Parents told 24-Hour News 8 they are outraged after hearing about what happened to an 11-year-old girl and her two-year-old brother at Castleton Square Mall.

“That is a shame because I couldn’t see you leaving a pet outside, let alone your child,” said Chanel Coe, who has an eight-year-old son.

“I wouldn’t leave my child unattended in a car, under no circumstances, so to hear that parents are leaving their kids in the cold is just beyond me,” said Erika Bledsoe, who has a two-year-old daughter.

According to a police report, a woman noticed the children alone in the car near H&M around 7:45 p.m. Tuesday night. She was worried about them so she told security. An officer got to the parking lot and saw a young girl and boy sitting in the passenger seat.

The report shows the girl was holding her two-year-old brother. She told officers she had the keys to the car, but she turned it off, and her mother was inside the mall at a clothing store. At this time it’s still unclear how long the kids had been sitting in the car.

“I would think those parents need some serious help because you don’t leave your pet in the car. You don’t leave your kid in the car, even for a second, not just because it’s cold, but anything could happen to a child,” said Michelle Ryan-Nickerson, who lives in Indianapolis.

An officer went into the mall and tracked down the 29-year-old mother and gave her a warning. Police said a report was filed in this case and sent to the Department of Child Services.

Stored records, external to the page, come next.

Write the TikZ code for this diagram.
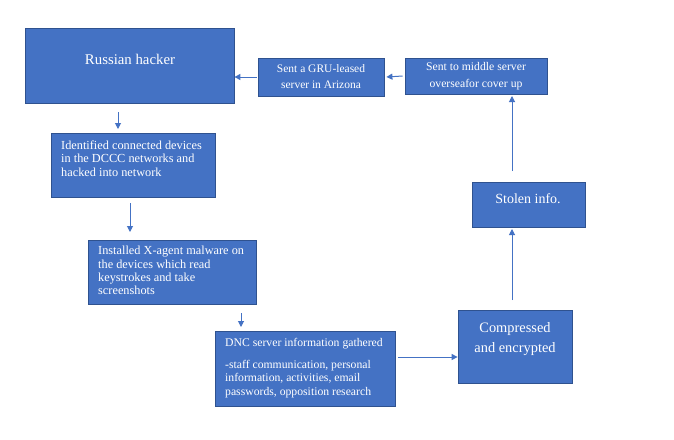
\documentclass[tikz,border=0pt]{standalone}
\usepackage{fontspec}
\setmainfont{Liberation Serif}
\usetikzlibrary{arrows.meta}
\definecolor{boxfill}{HTML}{4472C4}
\definecolor{boxline}{HTML}{2F528F}
\begin{document}
\begin{tikzpicture}[x=1pt,y=-1pt,
  blk/.style={draw=boxline,fill=boxfill,line width=0.8pt,inner sep=0pt},
  txt/.style={text=white,font=\fontsize{12.3}{13.6}\selectfont,inner sep=0pt,align=left},
  arr/.style={draw=boxfill,line width=1pt,-{Triangle[length=6pt,width=6pt]}}]
\useasboundingbox[fill=white] (0,0) rectangle (674,439);
% boxes
\node[blk,minimum width=209,minimum height=75] (hack) at (129.5,65.5) {};
\node[txt,font=\fontsize{14.8}{16}\selectfont] (hackt) at (130,59) {Russian hacker};
\node[blk,minimum width=126,minimum height=38] (gru) at (321,77) {};
\node[txt,align=center,font=\fontsize{11.5}{16}\selectfont] (grut) at (321,77) {Sent a GRU-leased\\server in Arizona};
\node[blk,minimum width=142,minimum height=36] (mid) at (476,76) {};
\node[txt,align=center,font=\fontsize{11.7}{16.5}\selectfont] (midt) at (476,76) {Sent to middle server\\overseafor cover up};
\node[blk,minimum width=113,minimum height=45] (stol) at (528.5,204.5) {};
\node[txt,font=\fontsize{14}{16}\selectfont] (stolt) at (528,199) {Stolen info.};
\node[blk,minimum width=114,minimum height=73] (comp) at (515,346.5) {};
\node[txt,align=center,font=\fontsize{14.4}{20}\selectfont] (compt) at (515,339) {Compressed\\and encrypted};
\node[blk,minimum width=164,minimum height=64] (iden) at (133,165) {};
\node[txt,anchor=north west] (ident) at (61,140.5) {Identified connected devices\\in the DCCC networks and\\hacked into network};
\node[blk,minimum width=168,minimum height=64] (inst) at (172,272) {};
\node[txt,anchor=north west,font=\fontsize{12.3}{13.3}\selectfont] (instt) at (98,246) {Installed X-agent malware on\\the devices which read\\keystrokes and take\\screenshots};
\node[blk,minimum width=180,minimum height=75] (dnc) at (305,368.5) {};
\node[txt,anchor=north west,font=\fontsize{11.7}{13.5}\selectfont] (dnct) at (225,338) {DNC server information gathered\\[8.5pt]-staff communication, personal\\information, activities, email\\passwords, opposition research};
% connectors
\coordinate (a1s) at (118,112);
\coordinate (a1e) at (118,129);
\draw[arr] (a1s) -- (a1e);
\coordinate (a2s) at (130,203);
\coordinate (a2e) at (130,232);
\draw[arr] (a2s) -- (a2e);
\coordinate (a3s) at (241,313);
\coordinate (a3e) at (241,327);
\draw[arr] (a3s) -- (a3e);
\draw[arr] (dnc.east|-0,357) ++(3,0) -- (comp.west|-0,357);
\draw[arr] (512,300) -- (512,229);
\draw[arr] (512,171) -- (512,96);
\draw[arr] (mid.west) ++(-2,0) -- ([xshift=2]gru.east);
\draw[arr] (gru.west) ++(-1,0) -- (hack.east|-gru.west);
\end{tikzpicture}
\end{document}
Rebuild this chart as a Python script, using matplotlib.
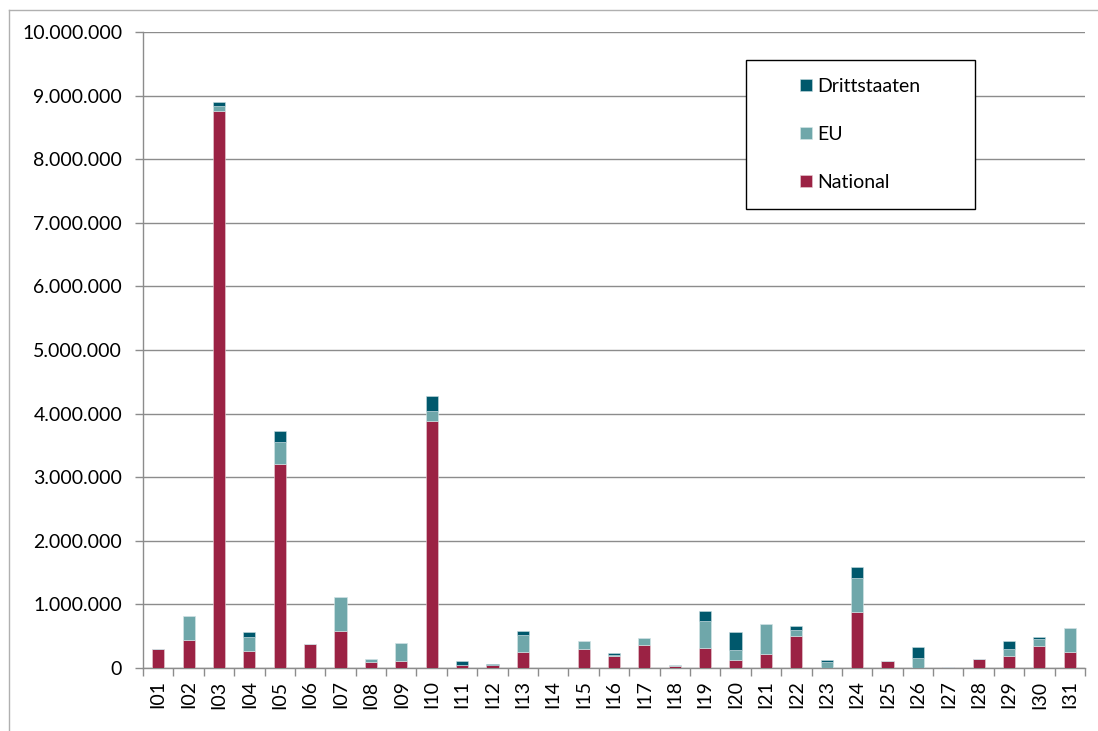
import numpy as np
import matplotlib.pyplot as plt
from matplotlib.patches import Rectangle
from matplotlib.lines import Line2D
from matplotlib.ticker import FuncFormatter

plt.rcParams['font.family'] = ['Lato', 'DejaVu Sans']

categories = ['I%02d' % i for i in range(1, 32)]

national = [0.30, 0.447, 8.763, 0.27, 3.21, 0.38, 0.584, 0.095, 0.105, 3.888,
            0.042, 0.042, 0.253, 0.0, 0.295, 0.195, 0.363, 0.026, 0.316, 0.126,
            0.226, 0.51, 0.005, 0.884, 0.116, 0.0, 0.021, 0.137, 0.19, 0.342, 0.253]
eu = [0.0, 0.363, 0.073, 0.22, 0.34, 0.0, 0.532, 0.042, 0.295, 0.152,
      0.005, 0.006, 0.273, 0.0, 0.131, 0.007, 0.116, 0.016, 0.426, 0.163,
      0.469, 0.09, 0.084, 0.532, 0.0, 0.153, 0.0, 0.0, 0.11, 0.116, 0.373]
dritt = [0.0, 0.0, 0.059, 0.073, 0.17, 0.0, 0.0, 0.0, 0.0, 0.237,
         0.058, 0.02, 0.048, 0.0, 0.0, 0.04, 0.0, 0.0, 0.147, 0.274,
         0.0, 0.053, 0.032, 0.173, 0.0, 0.184, 0.0, 0.0, 0.121, 0.026, 0.0]

national = np.array(national) * 1e6
eu = np.array(eu) * 1e6
dritt = np.array(dritt) * 1e6

c_nat = '#9B2244'
c_eu = '#6FA7AA'
c_dr = '#00586C'

W, H = 1098, 731
fig = plt.figure(figsize=(W / 100, H / 100), dpi=100, facecolor='white')
ax = fig.add_axes([143 / W, (H - 668) / H, (1085 - 143) / W, (668 - 32) / H])

x = np.arange(len(categories))
w = 0.4
ax.bar(x, national, w, color=c_nat, edgecolor='#e8d0d6', linewidth=0.4, label='National', zorder=3)
ax.bar(x, eu, w, bottom=national, color=c_eu, edgecolor='#d8e8e8', linewidth=0.4, label='EU', zorder=3)
ax.bar(x, dritt, w, bottom=national + eu, color=c_dr, edgecolor='#c8dce0', linewidth=0.4, label='Drittstaaten', zorder=3)

ax.set_xlim(-0.5, len(categories) - 0.5)
ax.set_ylim(0, 1e7)
ax.set_yticks(np.arange(0, 1e7 + 1, 1e6))
ax.yaxis.set_major_formatter(FuncFormatter(lambda v, p: '{:,.0f}'.format(v).replace(',', '.')))
ax.grid(axis='y', color='#8c8c8c', linewidth=1.0, zorder=0)
ax.set_axisbelow(True)

ax.set_xticks(x)
ax.set_xticklabels(categories, rotation=90)
ax.set_xticks(np.arange(-0.5, len(categories), 1), minor=True)
ax.tick_params(axis='x', which='major', length=0, pad=9, labelsize=14)
ax.tick_params(axis='x', which='minor', length=6, color='#8c8c8c', width=1)
ax.tick_params(axis='y', length=6, color='#8c8c8c', width=1, labelsize=14, pad=9)

for s in ['top', 'right']:
    ax.spines[s].set_visible(False)
for s in ['left', 'bottom']:
    ax.spines[s].set_color('#8c8c8c')
    ax.spines[s].set_linewidth(1)

# legend box
bx0, by0, bx1, by1 = 746, 60, 975, 209
fig.patches.append(Rectangle((bx0 / W, 1 - by1 / H), (bx1 - bx0) / W, (by1 - by0) / H,
                             transform=fig.transFigure, facecolor='white',
                             edgecolor='black', linewidth=1, zorder=4))
handles, labels = ax.get_legend_handles_labels()
leg = fig.legend(handles[::-1], labels[::-1], loc='center',
                 bbox_to_anchor=((bx0 + bx1) / 2 / W, 1 - (by0 + by1) / 2 / H),
                 frameon=False, fontsize=14, labelspacing=1.6,
                 handlelength=0.6, handleheight=0.6, handletextpad=0.3)
leg.set_zorder(5)

# outer chart border (clipped at right and bottom)
fig.add_artist(Line2D([9 / W, 9 / W], [1 - 10 / H, 0], color='#b0b0b0', linewidth=1))
fig.add_artist(Line2D([9 / W, 1], [1 - 10 / H, 1 - 10 / H], color='#b0b0b0', linewidth=1))

fig.savefig('out.png', dpi=100)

“It’s an important lesson and hopefully the parents that only got off with a warning take that as a lesson and learn not to do that in the future,” said Bledsoe.

Police said they responded to another call just hours before on Clearvista Drive. That report shows a woman left her four-year-old son and seven-year-old daughter in the car for more than an hour in freezing temperatures.

Doctors said being exposed to the cold could lead to frostbite, hypothermia, and other cold related injuries.